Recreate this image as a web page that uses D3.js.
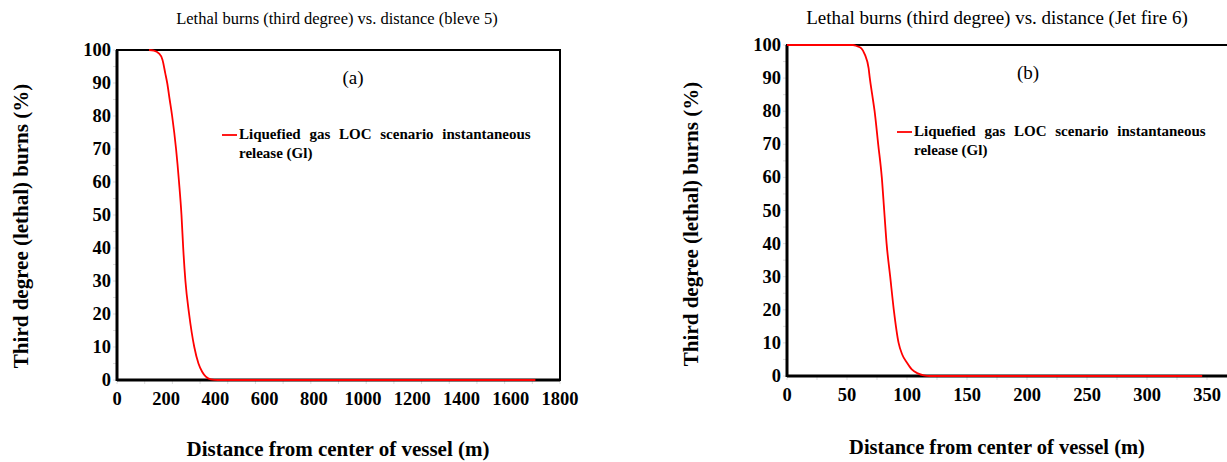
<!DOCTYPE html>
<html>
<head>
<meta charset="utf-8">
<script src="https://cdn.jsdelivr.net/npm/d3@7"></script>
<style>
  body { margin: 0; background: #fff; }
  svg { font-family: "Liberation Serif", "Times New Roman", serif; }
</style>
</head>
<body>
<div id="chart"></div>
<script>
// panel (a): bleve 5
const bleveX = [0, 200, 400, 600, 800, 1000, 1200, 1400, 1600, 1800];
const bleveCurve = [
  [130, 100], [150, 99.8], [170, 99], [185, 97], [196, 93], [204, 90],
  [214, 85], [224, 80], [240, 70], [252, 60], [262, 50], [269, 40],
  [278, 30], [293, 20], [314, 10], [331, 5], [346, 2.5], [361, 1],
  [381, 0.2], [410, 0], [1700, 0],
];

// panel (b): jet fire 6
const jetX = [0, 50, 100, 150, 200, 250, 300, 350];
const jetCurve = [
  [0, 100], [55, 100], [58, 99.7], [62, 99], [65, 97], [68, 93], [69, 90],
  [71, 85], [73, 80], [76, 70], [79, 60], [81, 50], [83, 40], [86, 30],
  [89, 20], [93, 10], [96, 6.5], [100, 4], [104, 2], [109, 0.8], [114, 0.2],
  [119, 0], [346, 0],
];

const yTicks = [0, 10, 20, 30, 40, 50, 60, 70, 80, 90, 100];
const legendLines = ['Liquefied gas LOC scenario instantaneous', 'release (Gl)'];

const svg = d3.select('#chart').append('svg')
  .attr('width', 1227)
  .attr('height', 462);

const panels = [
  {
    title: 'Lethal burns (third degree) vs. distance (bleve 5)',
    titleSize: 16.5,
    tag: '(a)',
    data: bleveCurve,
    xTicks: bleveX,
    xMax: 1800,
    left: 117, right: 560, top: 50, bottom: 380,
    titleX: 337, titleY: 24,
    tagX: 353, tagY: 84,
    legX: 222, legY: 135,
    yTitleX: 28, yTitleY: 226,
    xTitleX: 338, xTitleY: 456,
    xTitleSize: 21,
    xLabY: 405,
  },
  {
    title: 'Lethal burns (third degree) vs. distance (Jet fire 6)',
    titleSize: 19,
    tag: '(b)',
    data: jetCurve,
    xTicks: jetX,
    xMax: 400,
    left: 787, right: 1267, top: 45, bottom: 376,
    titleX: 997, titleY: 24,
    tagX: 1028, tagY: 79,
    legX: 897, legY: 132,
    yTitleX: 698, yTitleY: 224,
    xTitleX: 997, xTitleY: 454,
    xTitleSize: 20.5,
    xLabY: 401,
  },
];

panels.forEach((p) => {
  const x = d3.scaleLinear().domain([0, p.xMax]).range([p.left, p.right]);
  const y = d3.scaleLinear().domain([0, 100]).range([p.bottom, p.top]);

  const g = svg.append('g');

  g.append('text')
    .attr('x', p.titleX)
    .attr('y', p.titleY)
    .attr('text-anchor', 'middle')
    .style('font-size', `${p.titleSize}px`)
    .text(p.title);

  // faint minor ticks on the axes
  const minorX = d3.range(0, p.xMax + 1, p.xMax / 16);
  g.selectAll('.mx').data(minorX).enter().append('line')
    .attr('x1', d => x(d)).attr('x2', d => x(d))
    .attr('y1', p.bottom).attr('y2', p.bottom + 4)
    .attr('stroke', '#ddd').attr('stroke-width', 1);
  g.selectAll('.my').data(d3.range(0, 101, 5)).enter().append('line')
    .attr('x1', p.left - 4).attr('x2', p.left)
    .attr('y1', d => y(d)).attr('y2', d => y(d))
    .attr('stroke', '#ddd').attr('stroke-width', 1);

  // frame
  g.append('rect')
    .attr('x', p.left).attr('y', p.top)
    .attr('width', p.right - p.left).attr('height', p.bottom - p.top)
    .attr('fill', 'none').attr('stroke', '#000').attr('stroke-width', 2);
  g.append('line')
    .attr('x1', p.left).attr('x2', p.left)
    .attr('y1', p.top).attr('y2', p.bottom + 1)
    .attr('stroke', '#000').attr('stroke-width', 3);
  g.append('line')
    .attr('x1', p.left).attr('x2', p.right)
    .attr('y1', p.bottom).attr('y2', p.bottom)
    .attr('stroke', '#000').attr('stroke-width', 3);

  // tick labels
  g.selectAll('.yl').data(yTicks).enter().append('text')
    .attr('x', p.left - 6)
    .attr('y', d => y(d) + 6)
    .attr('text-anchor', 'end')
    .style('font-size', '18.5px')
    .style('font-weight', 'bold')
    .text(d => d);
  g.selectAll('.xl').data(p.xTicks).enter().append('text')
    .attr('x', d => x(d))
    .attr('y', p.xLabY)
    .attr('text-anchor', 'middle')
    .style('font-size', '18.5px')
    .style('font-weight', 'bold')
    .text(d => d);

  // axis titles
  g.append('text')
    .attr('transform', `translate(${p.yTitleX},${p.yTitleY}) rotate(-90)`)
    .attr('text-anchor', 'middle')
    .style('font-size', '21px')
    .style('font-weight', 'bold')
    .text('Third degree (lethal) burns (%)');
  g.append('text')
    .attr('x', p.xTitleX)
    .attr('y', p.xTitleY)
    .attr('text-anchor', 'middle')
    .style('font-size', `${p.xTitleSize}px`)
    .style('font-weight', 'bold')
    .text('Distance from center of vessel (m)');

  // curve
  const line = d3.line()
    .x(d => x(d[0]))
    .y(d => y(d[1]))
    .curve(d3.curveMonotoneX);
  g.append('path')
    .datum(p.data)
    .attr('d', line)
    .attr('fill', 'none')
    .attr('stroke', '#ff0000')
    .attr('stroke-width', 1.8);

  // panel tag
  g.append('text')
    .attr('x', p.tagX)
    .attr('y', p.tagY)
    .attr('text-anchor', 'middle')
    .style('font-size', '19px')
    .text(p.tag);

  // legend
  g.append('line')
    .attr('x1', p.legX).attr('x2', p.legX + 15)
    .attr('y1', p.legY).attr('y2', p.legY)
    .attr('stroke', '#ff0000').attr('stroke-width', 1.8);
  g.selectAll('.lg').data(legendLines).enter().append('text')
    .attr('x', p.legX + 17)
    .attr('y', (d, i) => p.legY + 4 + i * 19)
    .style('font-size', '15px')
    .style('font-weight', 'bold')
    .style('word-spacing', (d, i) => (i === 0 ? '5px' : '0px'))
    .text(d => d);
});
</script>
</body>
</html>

**Instruction:** Copy the listing exactly. Any image in it stays out of the copy.

**Solution:**
Recreate this image as a web page that uses D3.js.
<!DOCTYPE html>
<html>
<head>
<meta charset="utf-8">
<script src="https://cdn.jsdelivr.net/npm/d3@7"></script>
<style>
  body { margin: 0; background: #fff; }
  svg { font-family: "Liberation Serif", "Times New Roman", serif; }
</style>
</head>
<body>
<div id="chart"></div>
<script>
// panel (a): bleve 5
const bleveX = [0, 200, 400, 600, 800, 1000, 1200, 1400, 1600, 1800];
const bleveCurve = [
  [130, 100], [150, 99.8], [170, 99], [185, 97], [196, 93], [204, 90],
  [214, 85], [224, 80], [240, 70], [252, 60], [262, 50], [269, 40],
  [278, 30], [293, 20], [314, 10], [331, 5], [346, 2.5], [361, 1],
  [381, 0.2], [410, 0], [1700, 0],
];

// panel (b): jet fire 6
const jetX = [0, 50, 100, 150, 200, 250, 300, 350];
const jetCurve = [
  [0, 100], [55, 100], [58, 99.7], [62, 99], [65, 97], [68, 93], [69, 90],
  [71, 85], [73, 80], [76, 70], [79, 60], [81, 50], [83, 40], [86, 30],
  [89, 20], [93, 10], [96, 6.5], [100, 4], [104, 2], [109, 0.8], [114, 0.2],
  [119, 0], [346, 0],
];

const yTicks = [0, 10, 20, 30, 40, 50, 60, 70, 80, 90, 100];
const legendLines = ['Liquefied gas LOC scenario instantaneous', 'release (Gl)'];

const svg = d3.select('#chart').append('svg')
  .attr('width', 1227)
  .attr('height', 462);

const panels = [
  {
    title: 'Lethal burns (third degree) vs. distance (bleve 5)',
    titleSize: 16.5,
    tag: '(a)',
    data: bleveCurve,
    xTicks: bleveX,
    xMax: 1800,
    left: 117, right: 560, top: 50, bottom: 380,
    titleX: 337, titleY: 24,
    tagX: 353, tagY: 84,
    legX: 222, legY: 135,
    yTitleX: 28, yTitleY: 226,
    xTitleX: 338, xTitleY: 456,
    xTitleSize: 21,
    xLabY: 405,
  },
  {
    title: 'Lethal burns (third degree) vs. distance (Jet fire 6)',
    titleSize: 19,
    tag: '(b)',
    data: jetCurve,
    xTicks: jetX,
    xMax: 400,
    left: 787, right: 1267, top: 45, bottom: 376,
    titleX: 997, titleY: 24,
    tagX: 1028, tagY: 79,
    legX: 897, legY: 132,
    yTitleX: 698, yTitleY: 224,
    xTitleX: 997, xTitleY: 454,
    xTitleSize: 20.5,
    xLabY: 401,
  },
];

panels.forEach((p) => {
  const x = d3.scaleLinear().domain([0, p.xMax]).range([p.left, p.right]);
  const y = d3.scaleLinear().domain([0, 100]).range([p.bottom, p.top]);

  const g = svg.append('g');

  g.append('text')
    .attr('x', p.titleX)
    .attr('y', p.titleY)
    .attr('text-anchor', 'middle')
    .style('font-size', `${p.titleSize}px`)
    .text(p.title);

  // faint minor ticks on the axes
  const minorX = d3.range(0, p.xMax + 1, p.xMax / 16);
  g.selectAll('.mx').data(minorX).enter().append('line')
    .attr('x1', d => x(d)).attr('x2', d => x(d))
    .attr('y1', p.bottom).attr('y2', p.bottom + 4)
    .attr('stroke', '#ddd').attr('stroke-width', 1);
  g.selectAll('.my').data(d3.range(0, 101, 5)).enter().append('line')
    .attr('x1', p.left - 4).attr('x2', p.left)
    .attr('y1', d => y(d)).attr('y2', d => y(d))
    .attr('stroke', '#ddd').attr('stroke-width', 1);

  // frame
  g.append('rect')
    .attr('x', p.left).attr('y', p.top)
    .attr('width', p.right - p.left).attr('height', p.bottom - p.top)
    .attr('fill', 'none').attr('stroke', '#000').attr('stroke-width', 2);
  g.append('line')
    .attr('x1', p.left).attr('x2', p.left)
    .attr('y1', p.top).attr('y2', p.bottom + 1)
    .attr('stroke', '#000').attr('stroke-width', 3);
  g.append('line')
    .attr('x1', p.left).attr('x2', p.right)
    .attr('y1', p.bottom).attr('y2', p.bottom)
    .attr('stroke', '#000').attr('stroke-width', 3);

  // tick labels
  g.selectAll('.yl').data(yTicks).enter().append('text')
    .attr('x', p.left - 6)
    .attr('y', d => y(d) + 6)
    .attr('text-anchor', 'end')
    .style('font-size', '18.5px')
    .style('font-weight', 'bold')
    .text(d => d);
  g.selectAll('.xl').data(p.xTicks).enter().append('text')
    .attr('x', d => x(d))
    .attr('y', p.xLabY)
    .attr('text-anchor', 'middle')
    .style('font-size', '18.5px')
    .style('font-weight', 'bold')
    .text(d => d);

  // axis titles
  g.append('text')
    .attr('transform', `translate(${p.yTitleX},${p.yTitleY}) rotate(-90)`)
    .attr('text-anchor', 'middle')
    .style('font-size', '21px')
    .style('font-weight', 'bold')
    .text('Third degree (lethal) burns (%)');
  g.append('text')
    .attr('x', p.xTitleX)
    .attr('y', p.xTitleY)
    .attr('text-anchor', 'middle')
    .style('font-size', `${p.xTitleSize}px`)
    .style('font-weight', 'bold')
    .text('Distance from center of vessel (m)');

  // curve
  const line = d3.line()
    .x(d => x(d[0]))
    .y(d => y(d[1]))
    .curve(d3.curveMonotoneX);
  g.append('path')
    .datum(p.data)
    .attr('d', line)
    .attr('fill', 'none')
    .attr('stroke', '#ff0000')
    .attr('stroke-width', 1.8);

  // panel tag
  g.append('text')
    .attr('x', p.tagX)
    .attr('y', p.tagY)
    .attr('text-anchor', 'middle')
    .style('font-size', '19px')
    .text(p.tag);

  // legend
  g.append('line')
    .attr('x1', p.legX).attr('x2', p.legX + 15)
    .attr('y1', p.legY).attr('y2', p.legY)
    .attr('stroke', '#ff0000').attr('stroke-width', 1.8);
  g.selectAll('.lg').data(legendLines).enter().append('text')
    .attr('x', p.legX + 17)
    .attr('y', (d, i) => p.legY + 4 + i * 19)
    .style('font-size', '15px')
    .style('font-weight', 'bold')
    .style('word-spacing', (d, i) => (i === 0 ? '5px' : '0px'))
    .text(d => d);
});
</script>
</body>
</html>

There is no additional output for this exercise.